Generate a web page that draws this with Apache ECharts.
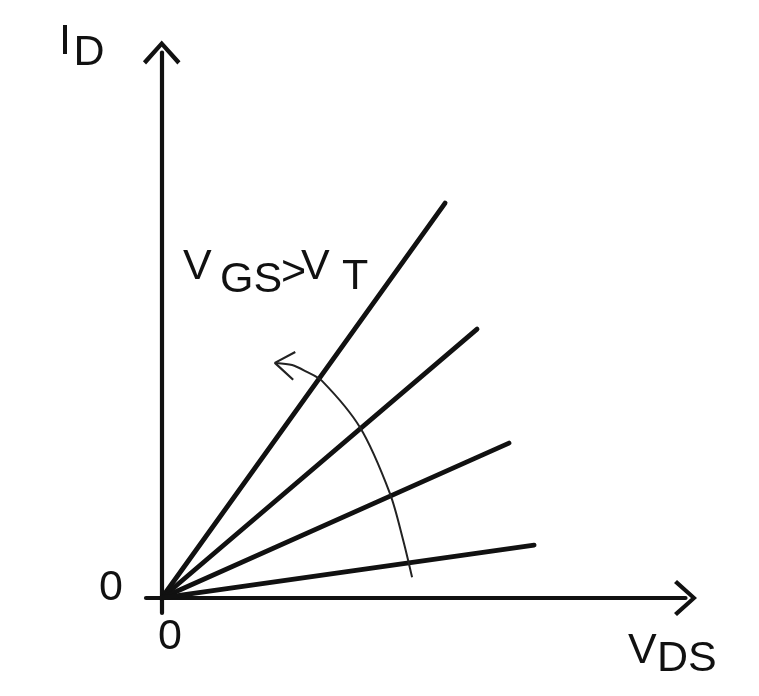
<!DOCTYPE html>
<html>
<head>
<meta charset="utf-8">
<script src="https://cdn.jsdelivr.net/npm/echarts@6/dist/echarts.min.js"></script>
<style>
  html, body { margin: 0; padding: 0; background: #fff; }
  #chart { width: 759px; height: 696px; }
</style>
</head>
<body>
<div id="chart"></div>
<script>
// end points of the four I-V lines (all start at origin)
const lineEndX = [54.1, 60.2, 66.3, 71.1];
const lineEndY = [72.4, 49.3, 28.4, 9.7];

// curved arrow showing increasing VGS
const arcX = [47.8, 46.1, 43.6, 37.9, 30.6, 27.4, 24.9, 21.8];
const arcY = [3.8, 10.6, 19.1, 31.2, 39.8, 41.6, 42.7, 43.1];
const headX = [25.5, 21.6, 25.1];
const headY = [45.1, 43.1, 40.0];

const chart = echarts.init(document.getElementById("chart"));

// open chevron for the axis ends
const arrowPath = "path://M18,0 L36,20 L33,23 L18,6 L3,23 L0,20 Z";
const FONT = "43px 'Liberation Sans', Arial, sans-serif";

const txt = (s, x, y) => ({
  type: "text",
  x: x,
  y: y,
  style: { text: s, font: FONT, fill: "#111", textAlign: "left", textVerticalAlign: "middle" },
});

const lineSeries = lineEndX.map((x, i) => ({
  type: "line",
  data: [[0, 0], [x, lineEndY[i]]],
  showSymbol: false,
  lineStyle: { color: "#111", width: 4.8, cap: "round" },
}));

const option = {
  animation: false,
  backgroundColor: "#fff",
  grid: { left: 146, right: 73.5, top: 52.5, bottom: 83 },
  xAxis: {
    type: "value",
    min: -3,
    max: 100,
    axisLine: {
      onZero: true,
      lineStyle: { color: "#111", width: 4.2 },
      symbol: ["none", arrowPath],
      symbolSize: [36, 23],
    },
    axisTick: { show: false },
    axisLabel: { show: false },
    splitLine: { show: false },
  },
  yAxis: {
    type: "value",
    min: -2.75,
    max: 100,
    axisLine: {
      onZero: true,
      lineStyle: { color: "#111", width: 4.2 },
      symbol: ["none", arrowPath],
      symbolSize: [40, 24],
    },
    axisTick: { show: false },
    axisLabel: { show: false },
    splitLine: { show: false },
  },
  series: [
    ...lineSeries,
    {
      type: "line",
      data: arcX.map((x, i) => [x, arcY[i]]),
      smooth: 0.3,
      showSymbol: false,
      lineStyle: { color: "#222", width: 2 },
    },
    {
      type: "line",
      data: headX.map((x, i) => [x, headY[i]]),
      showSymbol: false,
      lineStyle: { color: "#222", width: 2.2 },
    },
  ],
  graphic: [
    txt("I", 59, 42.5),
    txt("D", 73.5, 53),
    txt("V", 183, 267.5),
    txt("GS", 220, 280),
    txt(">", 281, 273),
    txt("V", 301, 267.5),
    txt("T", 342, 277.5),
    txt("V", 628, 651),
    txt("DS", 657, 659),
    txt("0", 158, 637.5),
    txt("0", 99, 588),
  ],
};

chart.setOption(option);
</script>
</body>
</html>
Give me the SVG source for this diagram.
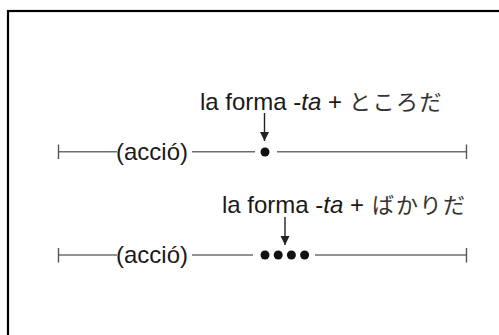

=== Required task ===
Leave out the pictures and output the rest of the material exactly as written.

=== Final result ===
Generate a web page that draws this with Apache ECharts.
<!DOCTYPE html>
<html>
<head>
<meta charset="utf-8">
<script src="https://cdn.jsdelivr.net/npm/echarts@6/dist/echarts.min.js"></script>
<style>
  html, body { margin: 0; padding: 0; background: #fff; }
  #chart { width: 759px; height: 696px; }
</style>
</head>
<body>
<div id="chart"></div>
<script>
// end points of the four I-V lines (all start at origin)
const lineEndX = [54.1, 60.2, 66.3, 71.1];
const lineEndY = [72.4, 49.3, 28.4, 9.7];

// curved arrow showing increasing VGS
const arcX = [47.8, 46.1, 43.6, 37.9, 30.6, 27.4, 24.9, 21.8];
const arcY = [3.8, 10.6, 19.1, 31.2, 39.8, 41.6, 42.7, 43.1];
const headX = [25.5, 21.6, 25.1];
const headY = [45.1, 43.1, 40.0];

const chart = echarts.init(document.getElementById("chart"));

// open chevron for the axis ends
const arrowPath = "path://M18,0 L36,20 L33,23 L18,6 L3,23 L0,20 Z";
const FONT = "43px 'Liberation Sans', Arial, sans-serif";

const txt = (s, x, y) => ({
  type: "text",
  x: x,
  y: y,
  style: { text: s, font: FONT, fill: "#111", textAlign: "left", textVerticalAlign: "middle" },
});

const lineSeries = lineEndX.map((x, i) => ({
  type: "line",
  data: [[0, 0], [x, lineEndY[i]]],
  showSymbol: false,
  lineStyle: { color: "#111", width: 4.8, cap: "round" },
}));

const option = {
  animation: false,
  backgroundColor: "#fff",
  grid: { left: 146, right: 73.5, top: 52.5, bottom: 83 },
  xAxis: {
    type: "value",
    min: -3,
    max: 100,
    axisLine: {
      onZero: true,
      lineStyle: { color: "#111", width: 4.2 },
      symbol: ["none", arrowPath],
      symbolSize: [36, 23],
    },
    axisTick: { show: false },
    axisLabel: { show: false },
    splitLine: { show: false },
  },
  yAxis: {
    type: "value",
    min: -2.75,
    max: 100,
    axisLine: {
      onZero: true,
      lineStyle: { color: "#111", width: 4.2 },
      symbol: ["none", arrowPath],
      symbolSize: [40, 24],
    },
    axisTick: { show: false },
    axisLabel: { show: false },
    splitLine: { show: false },
  },
  series: [
    ...lineSeries,
    {
      type: "line",
      data: arcX.map((x, i) => [x, arcY[i]]),
      smooth: 0.3,
      showSymbol: false,
      lineStyle: { color: "#222", width: 2 },
    },
    {
      type: "line",
      data: headX.map((x, i) => [x, headY[i]]),
      showSymbol: false,
      lineStyle: { color: "#222", width: 2.2 },
    },
  ],
  graphic: [
    txt("I", 59, 42.5),
    txt("D", 73.5, 53),
    txt("V", 183, 267.5),
    txt("GS", 220, 280),
    txt(">", 281, 273),
    txt("V", 301, 267.5),
    txt("T", 342, 277.5),
    txt("V", 628, 651),
    txt("DS", 657, 659),
    txt("0", 158, 637.5),
    txt("0", 99, 588),
  ],
};

chart.setOption(option);
</script>
</body>
</html>
Give me the SVG source for this diagram.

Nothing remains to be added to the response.